The exercise asks you to copy every line below in which "Apache" appears.

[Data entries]
--- start ---

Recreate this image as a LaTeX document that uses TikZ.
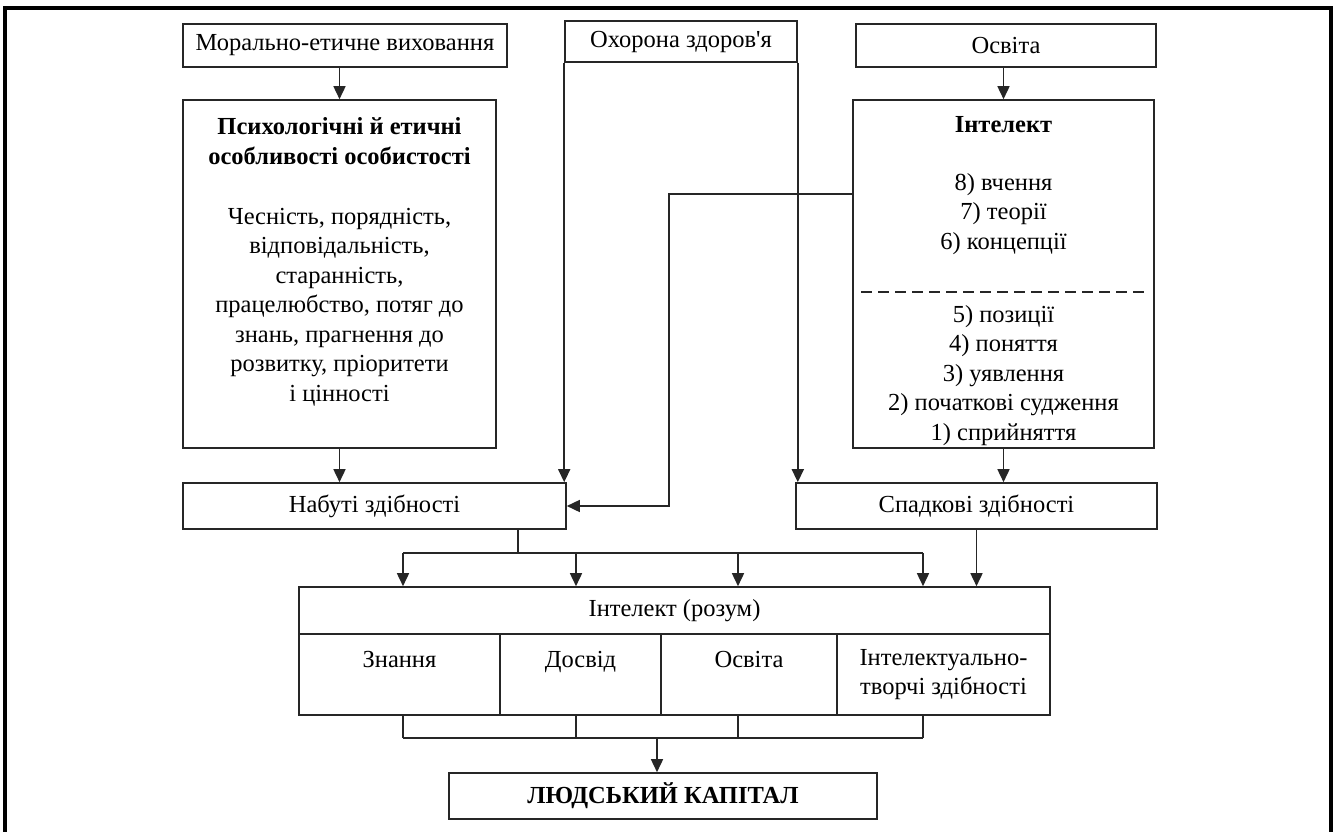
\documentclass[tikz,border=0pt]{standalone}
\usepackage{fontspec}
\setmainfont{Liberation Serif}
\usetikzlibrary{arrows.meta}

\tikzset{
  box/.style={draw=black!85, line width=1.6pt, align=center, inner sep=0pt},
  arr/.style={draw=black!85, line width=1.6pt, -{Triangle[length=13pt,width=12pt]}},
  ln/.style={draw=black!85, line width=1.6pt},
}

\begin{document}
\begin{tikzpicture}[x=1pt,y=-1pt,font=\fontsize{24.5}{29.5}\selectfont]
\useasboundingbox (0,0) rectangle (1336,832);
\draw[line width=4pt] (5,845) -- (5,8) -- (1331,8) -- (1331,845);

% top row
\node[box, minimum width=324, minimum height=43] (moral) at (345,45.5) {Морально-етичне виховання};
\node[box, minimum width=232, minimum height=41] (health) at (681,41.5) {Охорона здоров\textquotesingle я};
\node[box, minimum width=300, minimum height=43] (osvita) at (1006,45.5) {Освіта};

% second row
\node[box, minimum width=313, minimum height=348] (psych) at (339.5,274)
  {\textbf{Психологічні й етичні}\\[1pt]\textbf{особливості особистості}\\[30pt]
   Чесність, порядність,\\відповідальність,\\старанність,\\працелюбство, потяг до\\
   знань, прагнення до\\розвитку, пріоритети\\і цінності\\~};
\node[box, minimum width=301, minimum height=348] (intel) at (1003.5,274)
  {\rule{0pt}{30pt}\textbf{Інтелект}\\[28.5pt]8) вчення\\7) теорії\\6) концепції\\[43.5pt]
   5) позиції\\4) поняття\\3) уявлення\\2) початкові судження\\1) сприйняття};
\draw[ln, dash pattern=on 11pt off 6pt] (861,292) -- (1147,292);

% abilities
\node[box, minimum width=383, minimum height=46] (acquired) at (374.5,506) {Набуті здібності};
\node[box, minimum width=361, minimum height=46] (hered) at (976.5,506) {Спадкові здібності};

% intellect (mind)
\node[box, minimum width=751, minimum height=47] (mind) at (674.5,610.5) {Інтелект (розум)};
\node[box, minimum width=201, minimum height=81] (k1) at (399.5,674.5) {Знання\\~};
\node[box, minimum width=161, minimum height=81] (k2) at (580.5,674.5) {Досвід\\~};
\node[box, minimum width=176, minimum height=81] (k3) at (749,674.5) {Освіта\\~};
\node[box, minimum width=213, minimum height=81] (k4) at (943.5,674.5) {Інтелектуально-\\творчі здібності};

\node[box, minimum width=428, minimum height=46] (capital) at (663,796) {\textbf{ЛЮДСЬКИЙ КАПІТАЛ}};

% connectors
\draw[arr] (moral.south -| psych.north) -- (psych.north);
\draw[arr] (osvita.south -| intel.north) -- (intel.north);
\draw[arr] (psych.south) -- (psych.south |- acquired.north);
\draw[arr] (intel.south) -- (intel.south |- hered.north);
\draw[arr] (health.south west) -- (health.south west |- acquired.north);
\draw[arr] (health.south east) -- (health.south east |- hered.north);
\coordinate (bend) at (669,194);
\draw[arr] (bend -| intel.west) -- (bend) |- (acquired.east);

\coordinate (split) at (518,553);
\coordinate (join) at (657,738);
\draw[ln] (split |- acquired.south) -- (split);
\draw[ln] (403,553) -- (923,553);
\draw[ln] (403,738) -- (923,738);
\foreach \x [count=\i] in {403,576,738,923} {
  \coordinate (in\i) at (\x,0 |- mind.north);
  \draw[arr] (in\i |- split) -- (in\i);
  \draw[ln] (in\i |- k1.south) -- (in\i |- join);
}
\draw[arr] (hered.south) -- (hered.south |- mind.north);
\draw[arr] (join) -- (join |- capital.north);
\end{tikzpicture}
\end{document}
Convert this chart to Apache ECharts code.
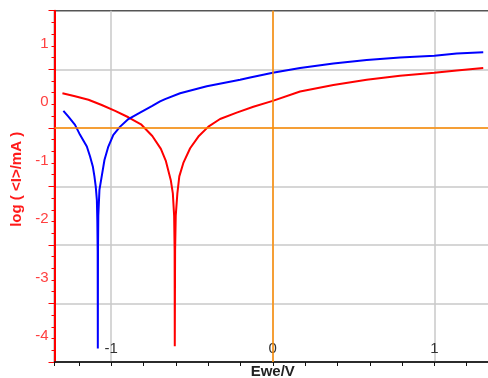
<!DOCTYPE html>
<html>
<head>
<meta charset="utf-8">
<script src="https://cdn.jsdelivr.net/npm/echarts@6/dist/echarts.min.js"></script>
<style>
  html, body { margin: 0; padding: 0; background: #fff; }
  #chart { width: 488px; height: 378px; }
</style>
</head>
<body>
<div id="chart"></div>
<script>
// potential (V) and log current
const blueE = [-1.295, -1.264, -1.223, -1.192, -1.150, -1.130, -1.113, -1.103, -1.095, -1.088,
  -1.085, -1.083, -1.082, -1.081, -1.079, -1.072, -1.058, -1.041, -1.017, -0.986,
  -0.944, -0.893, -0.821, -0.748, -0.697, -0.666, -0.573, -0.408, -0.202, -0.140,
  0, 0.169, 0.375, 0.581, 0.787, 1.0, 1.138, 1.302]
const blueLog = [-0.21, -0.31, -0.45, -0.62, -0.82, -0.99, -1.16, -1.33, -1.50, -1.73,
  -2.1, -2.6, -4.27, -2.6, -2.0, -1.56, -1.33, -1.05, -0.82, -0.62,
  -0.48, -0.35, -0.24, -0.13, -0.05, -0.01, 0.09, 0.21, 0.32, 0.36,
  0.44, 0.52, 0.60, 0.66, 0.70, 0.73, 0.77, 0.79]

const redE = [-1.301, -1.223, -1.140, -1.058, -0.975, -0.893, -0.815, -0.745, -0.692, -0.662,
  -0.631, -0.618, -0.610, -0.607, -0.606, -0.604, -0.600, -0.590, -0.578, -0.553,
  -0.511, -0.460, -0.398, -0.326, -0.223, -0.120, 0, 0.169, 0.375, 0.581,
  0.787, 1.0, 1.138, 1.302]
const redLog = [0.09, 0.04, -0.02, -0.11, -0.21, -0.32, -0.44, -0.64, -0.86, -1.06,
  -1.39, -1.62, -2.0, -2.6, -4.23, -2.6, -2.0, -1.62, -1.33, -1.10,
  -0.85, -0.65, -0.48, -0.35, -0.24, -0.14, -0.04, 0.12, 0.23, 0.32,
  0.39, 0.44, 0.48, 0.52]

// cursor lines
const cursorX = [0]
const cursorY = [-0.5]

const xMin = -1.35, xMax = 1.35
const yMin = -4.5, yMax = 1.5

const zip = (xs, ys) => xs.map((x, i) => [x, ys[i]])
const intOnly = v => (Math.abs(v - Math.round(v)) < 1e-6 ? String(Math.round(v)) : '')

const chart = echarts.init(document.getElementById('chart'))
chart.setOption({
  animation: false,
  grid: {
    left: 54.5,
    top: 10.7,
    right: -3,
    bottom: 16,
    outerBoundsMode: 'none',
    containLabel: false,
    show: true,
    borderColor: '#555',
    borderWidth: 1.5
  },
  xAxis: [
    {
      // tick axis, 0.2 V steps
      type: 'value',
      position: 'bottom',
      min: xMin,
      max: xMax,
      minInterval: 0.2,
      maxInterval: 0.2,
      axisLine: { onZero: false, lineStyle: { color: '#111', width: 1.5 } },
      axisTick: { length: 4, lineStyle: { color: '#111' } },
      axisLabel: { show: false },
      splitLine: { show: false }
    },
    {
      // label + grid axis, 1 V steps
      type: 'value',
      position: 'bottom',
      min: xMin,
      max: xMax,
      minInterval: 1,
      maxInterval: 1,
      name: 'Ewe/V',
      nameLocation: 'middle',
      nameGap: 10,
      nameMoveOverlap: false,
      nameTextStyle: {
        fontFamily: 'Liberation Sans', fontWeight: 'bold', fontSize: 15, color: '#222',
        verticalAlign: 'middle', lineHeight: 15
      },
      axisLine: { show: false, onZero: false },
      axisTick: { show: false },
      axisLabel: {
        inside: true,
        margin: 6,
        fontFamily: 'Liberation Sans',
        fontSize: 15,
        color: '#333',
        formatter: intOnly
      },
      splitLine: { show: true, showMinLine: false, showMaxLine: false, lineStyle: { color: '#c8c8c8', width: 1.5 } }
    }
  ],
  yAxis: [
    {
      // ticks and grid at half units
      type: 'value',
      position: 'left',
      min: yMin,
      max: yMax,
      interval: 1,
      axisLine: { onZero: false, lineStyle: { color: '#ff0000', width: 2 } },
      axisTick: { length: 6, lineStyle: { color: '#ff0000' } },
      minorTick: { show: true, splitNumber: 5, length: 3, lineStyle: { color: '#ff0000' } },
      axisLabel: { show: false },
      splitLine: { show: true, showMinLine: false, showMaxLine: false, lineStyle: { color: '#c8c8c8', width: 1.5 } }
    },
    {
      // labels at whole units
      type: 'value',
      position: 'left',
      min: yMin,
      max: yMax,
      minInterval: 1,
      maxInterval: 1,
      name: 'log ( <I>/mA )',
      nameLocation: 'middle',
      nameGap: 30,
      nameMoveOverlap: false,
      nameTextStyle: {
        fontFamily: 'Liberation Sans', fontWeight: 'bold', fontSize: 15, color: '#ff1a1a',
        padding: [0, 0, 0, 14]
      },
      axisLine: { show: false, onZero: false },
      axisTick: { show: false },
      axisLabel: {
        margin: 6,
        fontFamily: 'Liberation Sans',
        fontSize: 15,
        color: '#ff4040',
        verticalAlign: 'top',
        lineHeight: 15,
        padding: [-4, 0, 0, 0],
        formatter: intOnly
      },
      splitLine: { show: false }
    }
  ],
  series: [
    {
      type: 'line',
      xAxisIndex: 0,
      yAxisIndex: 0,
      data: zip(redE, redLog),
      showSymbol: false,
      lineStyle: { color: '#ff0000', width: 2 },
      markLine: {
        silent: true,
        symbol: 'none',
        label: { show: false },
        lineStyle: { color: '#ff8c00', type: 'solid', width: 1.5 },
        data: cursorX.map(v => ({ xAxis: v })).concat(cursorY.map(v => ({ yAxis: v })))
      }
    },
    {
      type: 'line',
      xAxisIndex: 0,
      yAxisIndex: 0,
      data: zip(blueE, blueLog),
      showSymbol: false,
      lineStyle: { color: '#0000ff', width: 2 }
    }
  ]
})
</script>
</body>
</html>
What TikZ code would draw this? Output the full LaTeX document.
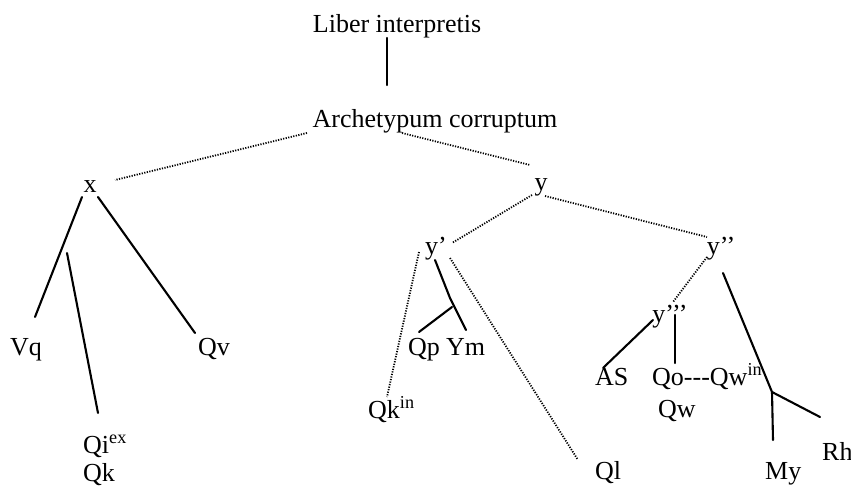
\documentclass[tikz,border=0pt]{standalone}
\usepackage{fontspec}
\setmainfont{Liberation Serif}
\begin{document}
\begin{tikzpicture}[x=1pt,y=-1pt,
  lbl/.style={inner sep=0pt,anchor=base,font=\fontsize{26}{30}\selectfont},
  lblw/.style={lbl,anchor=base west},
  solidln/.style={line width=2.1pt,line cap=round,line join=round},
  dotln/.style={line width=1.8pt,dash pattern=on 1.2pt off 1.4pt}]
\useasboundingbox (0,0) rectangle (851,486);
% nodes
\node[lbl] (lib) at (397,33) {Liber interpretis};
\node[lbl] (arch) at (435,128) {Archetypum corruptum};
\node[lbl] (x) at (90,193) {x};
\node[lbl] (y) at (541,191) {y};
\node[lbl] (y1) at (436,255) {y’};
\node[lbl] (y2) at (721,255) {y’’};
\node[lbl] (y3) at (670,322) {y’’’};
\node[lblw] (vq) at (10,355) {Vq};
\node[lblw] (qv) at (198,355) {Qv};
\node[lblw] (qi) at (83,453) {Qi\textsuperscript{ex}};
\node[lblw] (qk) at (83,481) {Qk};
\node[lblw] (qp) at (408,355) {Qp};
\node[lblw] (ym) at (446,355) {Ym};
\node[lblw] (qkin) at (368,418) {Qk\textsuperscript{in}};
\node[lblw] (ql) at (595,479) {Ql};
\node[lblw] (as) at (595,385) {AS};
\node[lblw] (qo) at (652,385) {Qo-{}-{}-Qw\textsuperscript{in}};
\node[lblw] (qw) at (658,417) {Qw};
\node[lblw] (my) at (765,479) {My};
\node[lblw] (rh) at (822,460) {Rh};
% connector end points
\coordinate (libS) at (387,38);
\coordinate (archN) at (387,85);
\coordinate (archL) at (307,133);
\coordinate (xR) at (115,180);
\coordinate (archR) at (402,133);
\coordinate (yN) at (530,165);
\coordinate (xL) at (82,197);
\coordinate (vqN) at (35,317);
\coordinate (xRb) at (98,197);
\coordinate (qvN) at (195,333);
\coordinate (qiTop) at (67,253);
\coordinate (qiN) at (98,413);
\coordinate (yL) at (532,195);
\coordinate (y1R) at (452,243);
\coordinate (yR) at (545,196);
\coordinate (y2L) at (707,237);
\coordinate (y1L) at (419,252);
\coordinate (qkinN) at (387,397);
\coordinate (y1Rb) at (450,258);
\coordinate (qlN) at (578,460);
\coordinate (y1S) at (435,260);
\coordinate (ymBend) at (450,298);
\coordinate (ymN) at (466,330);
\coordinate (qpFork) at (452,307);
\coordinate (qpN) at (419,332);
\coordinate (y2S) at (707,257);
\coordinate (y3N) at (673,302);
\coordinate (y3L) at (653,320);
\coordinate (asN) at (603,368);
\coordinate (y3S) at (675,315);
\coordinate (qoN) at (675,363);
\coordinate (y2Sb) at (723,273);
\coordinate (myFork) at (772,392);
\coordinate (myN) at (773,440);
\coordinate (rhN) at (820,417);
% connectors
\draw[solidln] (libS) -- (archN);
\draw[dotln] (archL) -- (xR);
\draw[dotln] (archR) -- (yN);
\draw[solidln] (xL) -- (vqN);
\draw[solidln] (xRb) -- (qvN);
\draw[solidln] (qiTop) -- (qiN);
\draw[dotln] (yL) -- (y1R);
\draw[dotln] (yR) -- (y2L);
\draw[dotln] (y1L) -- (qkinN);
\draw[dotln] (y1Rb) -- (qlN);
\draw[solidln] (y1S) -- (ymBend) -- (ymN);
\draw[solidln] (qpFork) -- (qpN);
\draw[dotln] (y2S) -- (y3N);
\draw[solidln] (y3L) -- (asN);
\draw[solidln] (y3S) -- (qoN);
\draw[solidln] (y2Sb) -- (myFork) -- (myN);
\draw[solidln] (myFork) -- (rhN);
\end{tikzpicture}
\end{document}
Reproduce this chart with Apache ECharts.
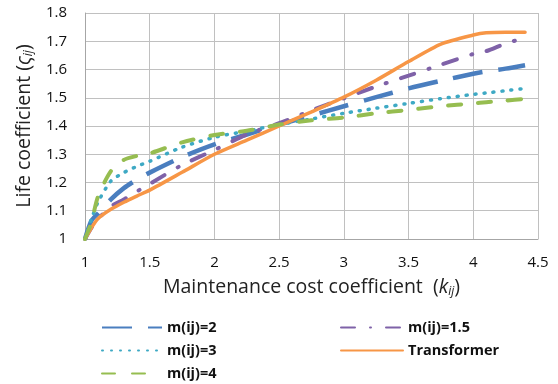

--- end ---

**Answer to this exercise**
Convert this chart to Apache ECharts code.
Reproduce this chart with Apache ECharts.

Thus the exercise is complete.